Comptroller urges saving for college

February 09, 2009|By ANDREW SCHOTZ

HAGERSTOWN -- Even at 10 years old, it's not too soon to think about college, Maryland Comptroller Peter Franchot told fourth-graders on Monday.

Franchot urged students in a Pangborn Elementary School class to ask their parents to start saving money for their higher education.

Franchot was joined by Joan Marshall, executive director of College Savings Plans of Maryland, an independent state agency.

Later, he toured the new school, two years after seeing cramped conditions at the previous Pangborn Elementary building, which since has been torn down.

Franchot praised the construction of the new school for being on time and within its budget.

Jamie Hade's fourth-grade class sat quietly and listened to Franchot's presentation. When he asked the children what their favorite pro football team is, they perked up and called out a range of answers.


The question had a purpose. New posters promoting higher education show only the Baltimore Ravens who got a college degree -- 37 of the 53 players, Marshall said.

College Savings Plans of Maryland has two state-sponsored choices, according to a brochure Marshall gave children for their parents.

One is a prepaid college trust to lock in current tuition rates.

The other is an investment plan requiring a minimum contribution of $25 a month. Parents can start as soon as a child is born.

The programs offer tax deductions on contributions and tax-free earnings.

Franchot is vice chairman of the College Savings Plans of Maryland board, according to his office.

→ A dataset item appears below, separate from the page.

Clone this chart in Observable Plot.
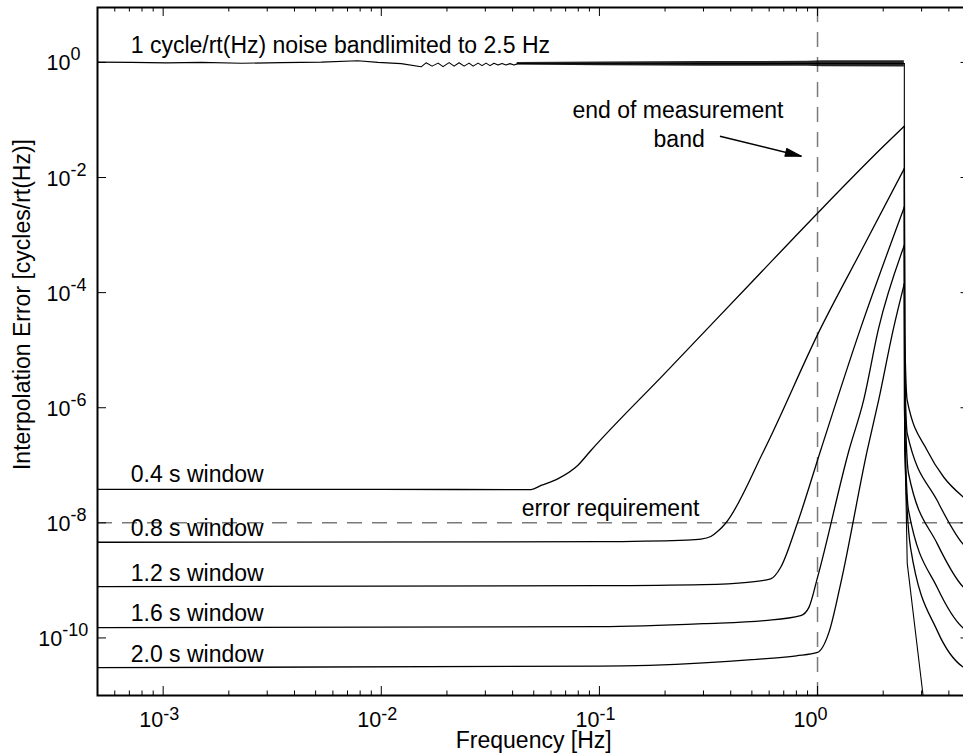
<!DOCTYPE html>
<html>
<head>
<meta charset="utf-8">
<script src="https://cdn.jsdelivr.net/npm/d3@7"></script>
<script src="https://cdn.jsdelivr.net/npm/@observablehq/plot@0.6"></script>
<style>
  html, body { margin: 0; padding: 0; background: #fff; overflow: hidden; }
  #chart svg { display: block; }
</style>
</head>
<body>
<div id="chart"></div>
<script>
// ---------- data ----------
// noise input, 1 cycle/rt(Hz) band-limited to 2.5 Hz
const noiseFreq = [5.0e-4, 7.16e-4, 1.035e-3, 1.5e-3, 2.28e-3, 3.48e-3, 5.31e-3, 7.81e-3, 9.65e-3, 0.01234,
  0.01523, 0.01605, 0.0171, 0.01822, 0.0192, 0.02046, 0.02157, 0.02274, 0.02397, 0.02527, 0.02636,
  0.02778, 0.02897, 0.03022, 0.03151, 0.03287, 0.03428, 0.03577, 0.0373, 0.0389, 0.04059, 0.04233, 0.06, 0.2, 0.9, 1.05, 2.5];
const noiseErr = [1.012, 1.0, 0.98, 1.0, 0.965, 0.99, 1.01, 1.066, 1.0, 0.953,
  0.839, 0.984, 0.862, 0.972, 0.845, 0.992, 0.862, 0.984, 0.862, 0.972, 0.862,
  0.972, 0.88, 0.972, 0.88, 0.965, 0.898, 0.961, 0.898, 0.953, 0.898, 0.953, 0.95, 0.95, 0.955, 0.955, 0.955];
// dense noise band (low / high envelope) above 0.04 Hz
const fuzzFreq = [0.042, 0.1, 0.3, 0.9, 1.05, 2.5];
const fuzzLow  = [0.905, 0.875, 0.862, 0.855, 0.84, 0.835];
const fuzzHigh = [0.995, 1.02, 1.035, 1.045, 1.07, 1.07];
// roll-off of the noise above 2.5 Hz
const noiseDropFreq = [2.5, 2.5, 2.577, 3.04, 3.2];
const noiseDropErr  = [0.955, 1e-6, 2.0e-9, 1.07e-11, 1e-12];

// interpolation error, up to the band edge
const w04Freq = [5e-4, 0.01, 0.0486, 0.054, 0.0644, 0.0795, 0.0914, 0.2, 0.5, 1.0, 2.0, 2.5];
const w04Err  = [3.8e-8, 3.8e-8, 3.79e-8, 4.46e-8, 5.82e-8, 9.93e-8, 1.81e-7, 4.0e-6, 1.53e-4, 2.4e-3, 3.45e-2, 7.8e-2];
const w08Freq = [5e-4, 0.1, 0.25, 0.292, 0.324, 0.352, 0.379, 0.568, 1.033, 1.575, 2.5];
const w08Err  = [4.6e-9, 4.7e-9, 5.0e-9, 5.2e-9, 5.78e-9, 7.35e-9, 9.85e-9, 1.81e-7, 2.39e-5, 5.08e-4, 1.435e-2];
const w12Freq = [5e-4, 0.1, 0.3, 0.477, 0.61, 0.678, 0.808, 1.033, 1.575, 2.5];
const w12Err  = [7.8e-10, 8.1e-10, 8.45e-10, 9.27e-10, 1.06e-9, 1.69e-9, 9.85e-9, 1.81e-7, 2.39e-5, 3.08e-3];
const w16Freq = [5e-4, 0.1, 0.3, 0.57, 0.837, 0.913, 1.0, 1.393, 1.626, 1.905, 2.5];
const w16Err  = [1.51e-10, 1.57e-10, 1.77e-10, 2.0e-10, 2.44e-10, 3.4e-10, 1.13e-9, 1.81e-7, 1.34e-6, 2.39e-5, 6.65e-4];
const w20Freq = [5e-4, 0.1, 0.3, 0.5, 0.8, 1.0, 1.128, 1.276, 1.69, 1.905, 2.23, 2.5];
const w20Err  = [3.04e-11, 3.23e-11, 3.7e-11, 4.2e-11, 4.9e-11, 5.6e-11, 1.25e-10, 8.7e-10, 1.81e-7, 1.34e-6, 2.39e-5, 1.43e-4];

// interpolation error above the band edge
const w04HiFreq = [2.5, 2.51, 2.577, 3.183, 3.792, 4.667, 5.0];
const w04HiErr  = [7.8e-2, 2.2e-5, 1.34e-6, 1.81e-7, 6.2e-8, 2.79e-8, 2.25e-8];
const w08HiFreq = [2.5, 2.51, 2.577, 3.537, 4.667, 5.0];
const w08HiErr  = [1.435e-2, 6.6e-6, 3.57e-7, 2.44e-8, 4.2e-9, 3.3e-9];
const w12HiFreq = [2.5, 2.51, 2.613, 3.537, 4.667, 5.0];
const w12HiErr  = [3.08e-3, 2.0e-6, 7.2e-8, 4.36e-9, 7.6e-10, 6.1e-10];
const w16HiFreq = [2.5, 2.51, 2.613, 3.537, 4.667, 5.0];
const w16HiErr  = [6.65e-4, 5.8e-7, 1.64e-8, 7.5e-10, 1.47e-10, 1.24e-10];
const w20HiFreq = [2.5, 2.51, 2.669, 3.537, 4.667, 5.0];
const w20HiErr  = [1.43e-4, 1.8e-7, 3.72e-9, 1.34e-10, 3.08e-11, 2.7e-11];

// reference lines
const errorRequirement = [1e-8];
const measurementBandEnd = [1];

// axis ticks
const xMajorTicks = [1e-3, 1e-2, 1e-1, 1];
const xTickExponents = ["-3", "-2", "-1", "0"];
const xMinorTicks = [6e-4, 7e-4, 8e-4, 9e-4,
  2e-3, 3e-3, 4e-3, 5e-3, 6e-3, 7e-3, 8e-3, 9e-3,
  2e-2, 3e-2, 4e-2, 5e-2, 6e-2, 7e-2, 8e-2, 9e-2,
  0.2, 0.3, 0.4, 0.5, 0.6, 0.7, 0.8, 0.9, 2, 3, 4];
const yMajorTicks = [1, 1e-2, 1e-4, 1e-6, 1e-8, 1e-10];
const yTickExponents = ["0", "-2", "-4", "-6", "-8", "-10"];

// annotations
const windowLabels = ["0.4 s window", "0.8 s window", "1.2 s window", "1.6 s window", "2.0 s window"];
const windowLabelFreq = [7.1e-4, 7.1e-4, 7.1e-4, 7.1e-4, 7.1e-4];
const windowLabelErr = [5.08e-8, 6.0e-9, 9.9e-10, 2.0e-10, 3.87e-11];
const noteTexts = ["1 cycle/rt(Hz) noise bandlimited to 2.5 Hz", "error requirement"];
const noteFreq = [7.1e-4, 0.044];
const noteErr = [1.48, 1.34e-8];
const bandTexts = ["end of measurement", "band"];
const bandTextFreq = [0.229, 0.232];
const bandTextErr = [0.1062, 0.0342];
const arrowFrom = {f: 0.357, e: 0.0523};
const arrowTo = {f: 0.843, e: 0.0235};

// ---------- build ----------
const rows = (fs, es) => fs.map((f, i) => ({f, e: es[i]}));
const FONT = "'Liberation Sans', Arial, Helvetica, sans-serif";
const lineStyle = {x: "f", y: "e", stroke: "black", strokeWidth: 1.3, clip: true};

const windowSeries = [[w04Freq, w04Err], [w08Freq, w08Err], [w12Freq, w12Err], [w16Freq, w16Err], [w20Freq, w20Err]];
const windowHiSeries = [[w04HiFreq, w04HiErr], [w08HiFreq, w08HiErr], [w12HiFreq, w12HiErr], [w16HiFreq, w16HiErr], [w20HiFreq, w20HiErr]];

const frameH = 755 - 7 - 60;
const frameW = 963 + 6.5 - 97;

const yShort = yMajorTicks.filter((d, i) => yTickExponents[i].length <= 2);
const yLong = yMajorTicks.filter((d, i) => yTickExponents[i].length > 2);
const expOf = d => yTickExponents[yMajorTicks.indexOf(d)];

const chart = Plot.plot({
  width: 963,
  height: 755,
  marginLeft: 97,
  marginRight: -6.5,
  marginTop: 7,
  marginBottom: 60,
  x: {type: "log", domain: [5e-4, 5], axis: null},
  y: {type: "log", domain: [1e-11, 9], axis: null},
  style: {fontFamily: FONT, background: "white", color: "black", overflow: "hidden"},
  marks: [
    // reference lines
    Plot.ruleY(errorRequirement, {y: d => d, stroke: "#7a7a7a", strokeWidth: 1.5, strokeDasharray: "15,10"}),
    Plot.ruleX(measurementBandEnd, {x: d => d, stroke: "#7a7a7a", strokeWidth: 1.5, strokeDasharray: "15,10"}),
    // noise
    Plot.areaY(fuzzFreq.map((f, i) => ({f, lo: fuzzLow[i], hi: fuzzHigh[i]})), {x: "f", y1: "lo", y2: "hi", fill: "black", fillOpacity: 0.85}),
    Plot.line(rows(noiseFreq, noiseErr), {...lineStyle, strokeWidth: 1.1}),
    Plot.line(rows(noiseDropFreq, noiseDropErr), {...lineStyle, strokeWidth: 1.1}),
    // window curves
    ...windowSeries.map(([fs, es]) => Plot.line(rows(fs, es), {...lineStyle, curve: "monotone-x"})),
    ...windowHiSeries.map(([fs, es]) => Plot.line(rows(fs, es), {...lineStyle, curve: "monotone-x"})),
    // frame and ticks
    Plot.frame({stroke: "black", strokeWidth: 2}),
    Plot.tickX(xMajorTicks, {x: d => d, stroke: "black", strokeWidth: 1, insetTop: frameH - 9}),
    Plot.tickX(xMajorTicks, {x: d => d, stroke: "black", strokeWidth: 1, insetBottom: frameH - 9}),
    Plot.tickX(xMinorTicks, {x: d => d, stroke: "black", strokeWidth: 1, insetTop: frameH - 4.5}),
    Plot.tickX(xMinorTicks, {x: d => d, stroke: "black", strokeWidth: 1, insetBottom: frameH - 4.5}),
    Plot.tickY(yMajorTicks, {y: d => d, stroke: "black", strokeWidth: 1, insetRight: frameW - 9}),
    Plot.tickY(yMajorTicks, {y: d => d, stroke: "black", strokeWidth: 1, insetLeft: frameW - 9}),
    // tick labels
    Plot.text(xMajorTicks, {x: d => d, frameAnchor: "bottom", text: () => "10", textAnchor: "end", lineAnchor: "bottom", dy: 31, fontSize: 21.5}),
    Plot.text(xMajorTicks, {x: d => d, frameAnchor: "bottom", text: (d, i) => xTickExponents[i], textAnchor: "start", lineAnchor: "bottom", dy: 24, fontSize: 18}),
    Plot.text(yShort, {y: d => d, frameAnchor: "left", text: () => "10", textAnchor: "end", lineAnchor: "bottom", dx: -27, dy: 8, fontSize: 21.5}),
    Plot.text(yShort, {y: d => d, frameAnchor: "left", text: expOf, textAnchor: "start", lineAnchor: "bottom", dx: -27, dy: -2, fontSize: 18}),
    Plot.text(yLong, {y: d => d, frameAnchor: "left", text: () => "10", textAnchor: "end", lineAnchor: "bottom", dx: -35.3, dy: 8, fontSize: 21.5}),
    Plot.text(yLong, {y: d => d, frameAnchor: "left", text: expOf, textAnchor: "start", lineAnchor: "bottom", dx: -35.3, dy: -2, fontSize: 18}),
    // axis titles
    Plot.text(["Frequency [Hz]"], {frameAnchor: "bottom", text: d => d, textAnchor: "middle", lineAnchor: "bottom", dy: 52, fontSize: 23}),
    Plot.text(["Interpolation Error [cycles/rt(Hz)]"], {frameAnchor: "left", text: d => d, textAnchor: "middle", rotate: -90, lineAnchor: "bottom", dx: -67.5, dy: -47, fontSize: 23}),
    // annotations
    Plot.text(windowLabels, {x: (d, i) => windowLabelFreq[i], y: (d, i) => windowLabelErr[i], text: d => d, textAnchor: "start", lineAnchor: "bottom", fontSize: 23}),
    Plot.text(noteTexts, {x: (d, i) => noteFreq[i], y: (d, i) => noteErr[i], text: d => d, textAnchor: "start", lineAnchor: "bottom", fontSize: 23}),
    Plot.text(bandTexts, {x: (d, i) => bandTextFreq[i], y: (d, i) => bandTextErr[i], text: d => d, textAnchor: "middle", lineAnchor: "bottom", fontSize: 23}),
    Plot.link([0], {x1: () => arrowFrom.f, y1: () => arrowFrom.e, x2: () => arrowTo.f, y2: () => arrowTo.e, stroke: "black", strokeWidth: 1.5}),
    Plot.vector([0], {
      x: () => arrowTo.f, y: () => arrowTo.e, rotate: 103.8, length: 16, anchor: "start",
      stroke: "black", fill: "black", strokeWidth: 1,
      shape: {draw(ctx, l, r) { ctx.moveTo(0, 0); ctx.lineTo(-4, l); ctx.lineTo(4, l); ctx.closePath(); }}
    })
  ]
});
document.getElementById("chart").appendChild(chart);
</script>
</body>
</html>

A group including Franchot, Superintendent Elizabeth Morgan, school board members Ruth Anne Callaham and Justin M. Hartings, and Principal Richard Gehrman walked through the school, visiting classrooms, the cafeteria and the gym.

The $23 million school opened last August, replacing a smaller building that was more than 50 years old.

Before stopping at Pangborn Elementary School, Franchot talked to some Washington County business leaders.

In a phone interview, Hagerstown-Washington County Chamber of Commerce President Brien J. Poffenberger said the meeting included a discussion about economic growth around Hagerstown Regional Airport, a push to repair the Big Slackwater section of the C&O Canal National Historical Park and the reuse of vacant commercial buildings.

Poffenberger said the group also voiced its concern about any legislation affecting Washington County's tip-jar system, which distributes money to local nonprofit organizations.